Now I'd better crouch down while all the serious defenders of modern music tell me what a philistine I am. As it happens, yes, I do like country music. It has a tune you can sing along to, and the words very often make sense. How did you guess?
 
Messiaen went a bit mental after about 1951. He wrote a piece called Mode de valeurs et d'intensites in which everything in the piece was pre-determined by a complex series of modes, almost like writing music using maths, and totally eliminating the role of the composer - listening to it is something somewhere between your worst ever nightmare and Hell. Before that he actually had a pretty good ear for a decent tune. Listening to Turangalila Symphony from 1948 is probably the best way to first get into his music (if you can sit still for an hour or so), and that has some birdsong in as well, there's a big bit of Nightingale in the sixth movement that sounds nothing whatsoever like a Nightingale.

Catalogue is not Messiaen's greatest work by a long shot, but the novelty factor has made it one of his most famous. He actually used "accurate" transcriptions of bird song in stacks of his other music, often much more tastefully and in a better crafted manner. Chronochromie is a massive orchestral work that has a full movement of what he reckoned was an accurate transcription of a dawn chorus... hmm, not convinced Olivier!
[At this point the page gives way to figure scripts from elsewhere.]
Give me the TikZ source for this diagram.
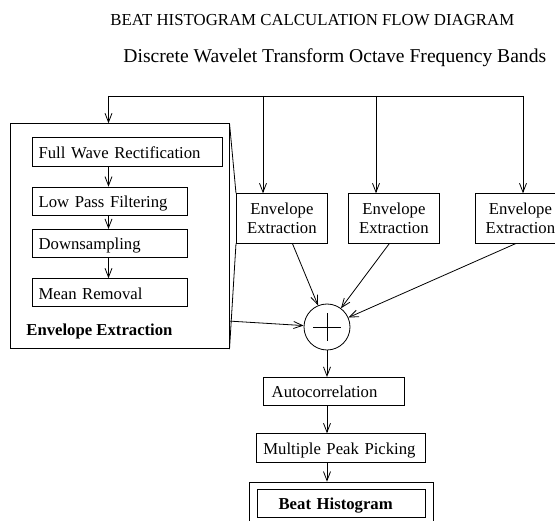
\documentclass[tikz,border=0pt]{standalone}
\usepackage{fontspec}
\setmainfont{Liberation Serif}
\usepackage{tikz}
\usetikzlibrary{arrows.meta}
\newcommand{\boxfont}{\fontsize{16.7}{19.5}\selectfont}

\begin{document}
\begin{tikzpicture}[x=1pt,y=-1pt,>={Straight Barb[length=9pt,width=7pt]},line width=0.8pt]
\tikzstyle{stage}=[rectangle,draw,anchor=north west,align=left,inner ysep=0pt,text height=13pt,text depth=0pt,font=\boxfont]
\tikzstyle{bandbox}=[rectangle,draw,anchor=north west,align=center,minimum width=91pt,minimum height=49.4pt,font=\boxfont]
\tikzstyle{plaintext}=[anchor=base west,inner sep=0pt]
\useasboundingbox (0,0) rectangle (555,521);
\clip (0,0) rectangle (555,521);
\node[plaintext,font=\fontsize{16.8}{20}\selectfont] (title) at (110,26) {BEAT HISTOGRAM CALCULATION FLOW DIAGRAM};
\node[plaintext,font=\fontsize{19.6}{23}\selectfont] (bands) at (123,63) {Discrete Wavelet Transform Octave Frequency Bands};
% detail of one envelope extraction
\node[draw,anchor=north west,minimum width=218.7pt,minimum height=225pt] (envbig) at (10,123.3) {};
\node[stage,text width=177pt,inner xsep=6.5pt,minimum height=28.4pt] (fullwave) at (31.7,137.3) {Full Wave Rectification};
\node[stage,text width=142pt,inner xsep=6.5pt,minimum height=28.3pt] (lowpass) at (31.7,186.7) {Low Pass Filtering};
\node[stage,text width=142pt,inner xsep=6.5pt,minimum height=27.7pt] (downsample) at (31.7,229) {Downsampling};
\node[stage,text width=142pt,inner xsep=6.5pt,minimum height=27.7pt] (meanrem) at (31.7,278.3) {Mean Removal};
\node[plaintext,font=\boxfont\bfseries] (envlabel) at (26,336) {Envelope Extraction};
% the other bands
\node[bandbox] (env1) at (236,193.3) {Envelope\\Extraction};
\node[bandbox] (env2) at (348,193.3) {Envelope\\Extraction};
\node[bandbox] (env3) at (474.5,193.3) {Envelope\\Extraction};
\node[circle,draw,minimum size=46pt,inner sep=0pt] (sum) at (327,327) {};
\draw ([xshift=-14pt]sum.center) -- ([xshift=14pt]sum.center);
\draw ([yshift=-14pt]sum.center) -- ([yshift=14pt]sum.center);
\node[stage,text width=125pt,inner xsep=8pt,minimum height=28pt] (autocorr) at (263.3,377) {Autocorrelation};
\node[stage,text width=155pt,inner xsep=7pt,minimum height=28.4pt] (peaks) at (256,433.3) {Multiple Peak Picking};
\node[draw,anchor=north west,minimum width=184pt,minimum height=60pt] (beatouter) at (249.3,481.7) {};
\node[stage,text width=125.5pt,inner xsep=21.5pt,minimum height=27.5pt,font=\boxfont\bfseries] (beat) at (256.7,489.3) {Beat Histogram};
% band bus
\coordinate (bus0) at (108.5,96);
\coordinate (bus1) at (263,96);
\coordinate (bus2) at (376,96);
\coordinate (bus3) at (523,96);
\draw (bus0) -- (bus3);
\draw[->] (bus0) -- (bus0 |- envbig.north);
\draw[->] (bus1) -- (bus1 |- env1.north);
\draw[->] (bus2) -- (bus2 |- env2.north);
\draw[->] (bus3) -- (bus3 |- env3.north);
\draw[->] (fullwave.south -| bus0) -- (lowpass.north -| bus0);
\draw[->] (lowpass.south -| bus0) -- (downsample.north -| bus0);
\draw[->] (downsample.south -| bus0) -- (meanrem.north -| bus0);
\draw (envbig.north east) -- (env1.north west);
\draw (env1.south west) -- (envbig.south east);
% into the sum
\draw[->] ([yshift=28pt]envbig.south east) -- (sum);
\draw[->] ([xshift=10.5pt]env1.south) -- (sum);
\draw[->] ([xshift=-4.5pt]env2.south) -- (sum);
\draw[->] ([xshift=-4.5pt]env3.south) -- (sum);
\draw[->] (sum) -- (autocorr.north -| sum);
\draw[->] (autocorr.south -| sum) -- (peaks.north -| sum);
\draw[->] (peaks.south -| sum) -- (beatouter.north -| sum);
\end{tikzpicture}
\end{document}
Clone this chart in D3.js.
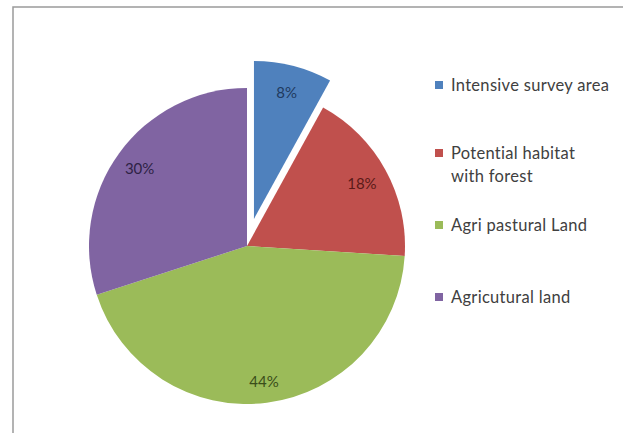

Even in his earlier stuff like Quartet for the end of time he was using birdsong. Oiseaux Exotiques is my favourite of Messiaen's birdy pieces, but it really won't float everyone's boat.

Messiaen is a hugely important figure in mid-twentieth century music, mainly because he was such an influential teacher (he taught electro nut-case Karlheinz Stockhausen and billionaire conductor/composer Pierre Boulez) and had really radical ideas about compostion, but I reckon much of his music is very overrated. Kind of like The Beatles ;)

Give me a bit of Iron Maiden over that any day!